— BEGIN —

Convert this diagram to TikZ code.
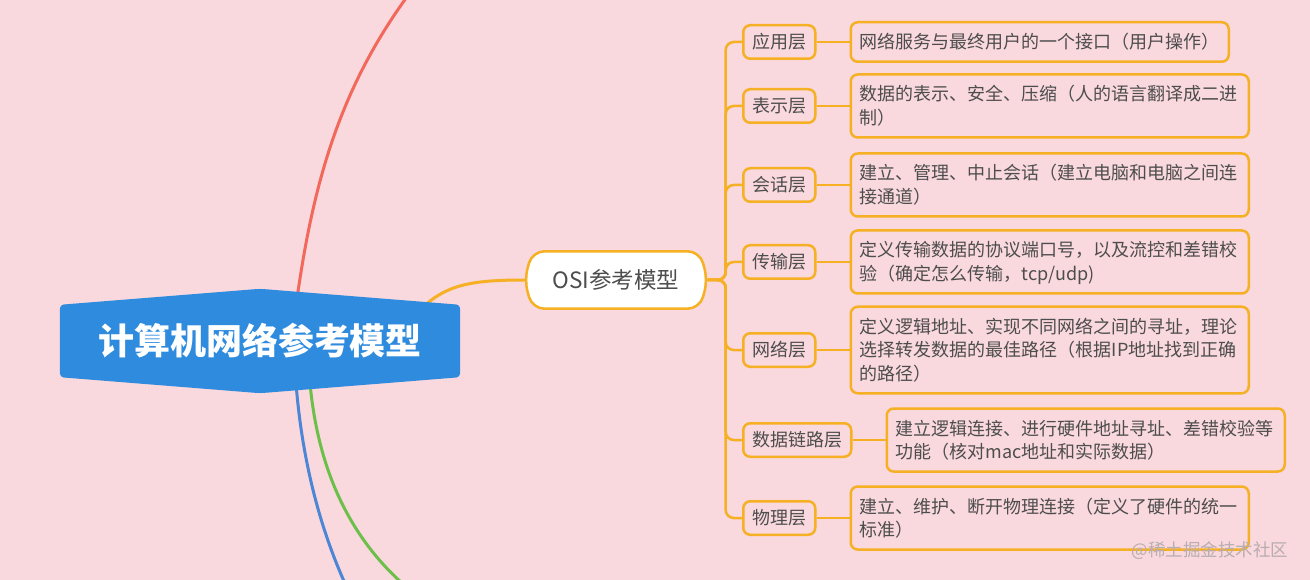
\documentclass[tikz,border=0pt]{standalone}
\usepackage{fontspec}
\setmainfont{Noto Sans CJK SC}
\usetikzlibrary{positioning, calc, backgrounds}
\definecolor{mpink}{HTML}{F9D8DE}
\definecolor{mblue}{HTML}{2F8BDD}
\definecolor{morange}{HTML}{F6B024}
\definecolor{mred}{HTML}{F2685A}
\definecolor{mgreen}{HTML}{6CC04A}
\definecolor{mlblue}{HTML}{4C86D4}
\definecolor{mtext}{HTML}{4D4D4D}
\definecolor{mmark}{HTML}{B8ADB0}
\newcommand\mstrut{\rule[-5pt]{0pt}{23.5pt}}
\tikzset{
  rootnode/.style={minimum width=400pt, minimum height=104pt, inner sep=0pt, text=white,
                   font=\fontsize{36}{40}\selectfont\bfseries},
  osinode/.style={minimum width=183pt, minimum height=57pt, inner sep=0pt, text=mtext,
                  font=\fontsize{22.5}{26}\selectfont},
  layer/.style={rectangle, rounded corners=7pt, draw=morange, line width=2.5pt,
                inner xsep=9pt, inner ysep=5pt, text=mtext, font=\fontsize{18}{23.5}\selectfont,
                execute at begin node=\mstrut, execute at end node=\mstrut},
  desc/.style={layer, text width=380pt, align=left, inner xsep=9pt, inner ysep=8pt},
  branch/.style={draw=morange, line width=2.5pt, rounded corners=8pt},
  hexfill/.style={fill=mblue, rounded corners=4pt},
  osishape/.style={fill=white, draw=morange, line width=2.5pt, rounded corners=12pt},
  curve/.style={line width=3pt, line cap=round}
}
\begin{document}
\begin{tikzpicture}[x=1pt, y=-1pt]
  \useasboundingbox (0,0) rectangle (1310,580);

  \node[rootnode] (root) at (260,341) {计算机网络参考模型};
  \node[osinode] (osi) at (616,280) {OSI参考模型};

  % layers
  \node[layer, anchor=west] (app) at (742,42) {应用层};
  \node[layer, anchor=west] (pres) at (742,106) {表示层};
  \node[layer, anchor=west] (sess) at (742,185) {会话层};
  \node[layer, anchor=west] (trans) at (742,262) {传输层};
  \node[layer, anchor=west] (net) at (742,350) {网络层};
  \node[layer, anchor=west] (link) at (742,440) {数据链路层};
  \node[layer, anchor=west] (phys) at (742,518) {物理层};

  \node[desc, right=33pt of app, text width=360pt] (appd) {网络服务与最终用户的一个接口（用户操作）};
  \node[desc, right=33pt of pres] (presd) {数据的表示、安全、压缩（人的语言翻译成二进\\制）};
  \node[desc, right=33pt of sess] (sessd) {建立、管理、中止会话（建立电脑和电脑之间连\\接通道）};
  \node[desc, right=33pt of trans] (transd) {定义传输数据的协议端口号，以及流控和差错校\\验（确定怎么传输，tcp/udp)};
  \node[desc, right=33pt of net] (netd) {定义逻辑地址、实现不同网络之间的寻址，理论\\选择转发数据的最佳路径（根据IP地址找到正确\\的路径）};
  \node[desc, right=33pt of link] (linkd) {建立逻辑连接、进行硬件地址寻址、差错校验等\\功能（核对mac地址和实际数据）};
  \node[desc, right=33pt of phys] (physd) {建立、维护、断开物理连接（定义了硬件的统一\\标准）};

  \node[text=mmark, font=\fontsize{17.5}{20}\selectfont] (mark) at (1210,551) {@稀土掘金技术社区};

  \coordinate (redend) at (412,-10);
  \coordinate (blueend) at (348,590);
  \coordinate (greenend) at (410,590);
  \coordinate (trunk) at ($(osi.east)+(18,0)$);

  \begin{scope}[on background layer]
    \fill[mpink] (0,0) rectangle (1310,580);
    \draw[curve, mred] ($(root.north)+(37,10)$) .. controls (315,170) and (345,80) .. (redend);
    \draw[curve, mlblue] ($(root.south)+(36,-10)$) .. controls (302,460) and (320,530) .. (blueend);
    \draw[curve, mgreen] ($(root.south)+(50,-10)$) .. controls (318,470) and (350,540) .. (greenend);
    \draw[curve, morange] (420,310) .. controls (445,285) and (470,280) .. (osi.west);
    \fill[hexfill] ($(root.north west)+(0,16)$) -- (root.north) -- ($(root.north east)+(0,16)$)
      -- ($(root.south east)+(0,-16)$) -- (root.south) -- ($(root.south west)+(0,-16)$) -- cycle;
    \filldraw[osishape] (osi.west) -- ($(osi.north west)+(8,0)$) -- ($(osi.north east)+(-8,0)$)
      -- (osi.east) -- ($(osi.south east)+(-8,0)$) -- ($(osi.south west)+(8,0)$) -- cycle;
  \end{scope}

  \foreach \l in {app, pres, sess, trans, net, link, phys}
    \draw[branch] (osi.east) -- (trunk) |- (\l.west);

  \draw[branch] (app) -- (appd);
  \draw[branch] (pres) -- (presd);
  \draw[branch] (sess) -- (sessd);
  \draw[branch] (trans) -- (transd);
  \draw[branch] (net) -- (netd);
  \draw[branch] (link) -- (linkd);
  \draw[branch] (phys) -- (physd);
\end{tikzpicture}
\end{document}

— END —

• _What the exercise asks_
Print the data above verbatim from the first line through the line holding "anchor=west] (phys) at", leaving every picture out.

• _Result of the exercise_
Convert this diagram to TikZ code.
\documentclass[tikz,border=0pt]{standalone}
\usepackage{fontspec}
\setmainfont{Noto Sans CJK SC}
\usetikzlibrary{positioning, calc, backgrounds}
\definecolor{mpink}{HTML}{F9D8DE}
\definecolor{mblue}{HTML}{2F8BDD}
\definecolor{morange}{HTML}{F6B024}
\definecolor{mred}{HTML}{F2685A}
\definecolor{mgreen}{HTML}{6CC04A}
\definecolor{mlblue}{HTML}{4C86D4}
\definecolor{mtext}{HTML}{4D4D4D}
\definecolor{mmark}{HTML}{B8ADB0}
\newcommand\mstrut{\rule[-5pt]{0pt}{23.5pt}}
\tikzset{
  rootnode/.style={minimum width=400pt, minimum height=104pt, inner sep=0pt, text=white,
                   font=\fontsize{36}{40}\selectfont\bfseries},
  osinode/.style={minimum width=183pt, minimum height=57pt, inner sep=0pt, text=mtext,
                  font=\fontsize{22.5}{26}\selectfont},
  layer/.style={rectangle, rounded corners=7pt, draw=morange, line width=2.5pt,
                inner xsep=9pt, inner ysep=5pt, text=mtext, font=\fontsize{18}{23.5}\selectfont,
                execute at begin node=\mstrut, execute at end node=\mstrut},
  desc/.style={layer, text width=380pt, align=left, inner xsep=9pt, inner ysep=8pt},
  branch/.style={draw=morange, line width=2.5pt, rounded corners=8pt},
  hexfill/.style={fill=mblue, rounded corners=4pt},
  osishape/.style={fill=white, draw=morange, line width=2.5pt, rounded corners=12pt},
  curve/.style={line width=3pt, line cap=round}
}
\begin{document}
\begin{tikzpicture}[x=1pt, y=-1pt]
  \useasboundingbox (0,0) rectangle (1310,580);

  \node[rootnode] (root) at (260,341) {计算机网络参考模型};
  \node[osinode] (osi) at (616,280) {OSI参考模型};

  % layers
  \node[layer, anchor=west] (app) at (742,42) {应用层};
  \node[layer, anchor=west] (pres) at (742,106) {表示层};
  \node[layer, anchor=west] (sess) at (742,185) {会话层};
  \node[layer, anchor=west] (trans) at (742,262) {传输层};
  \node[layer, anchor=west] (net) at (742,350) {网络层};
  \node[layer, anchor=west] (link) at (742,440) {数据链路层};
  \node[layer, anchor=west] (phys) at (742,518) {物理层};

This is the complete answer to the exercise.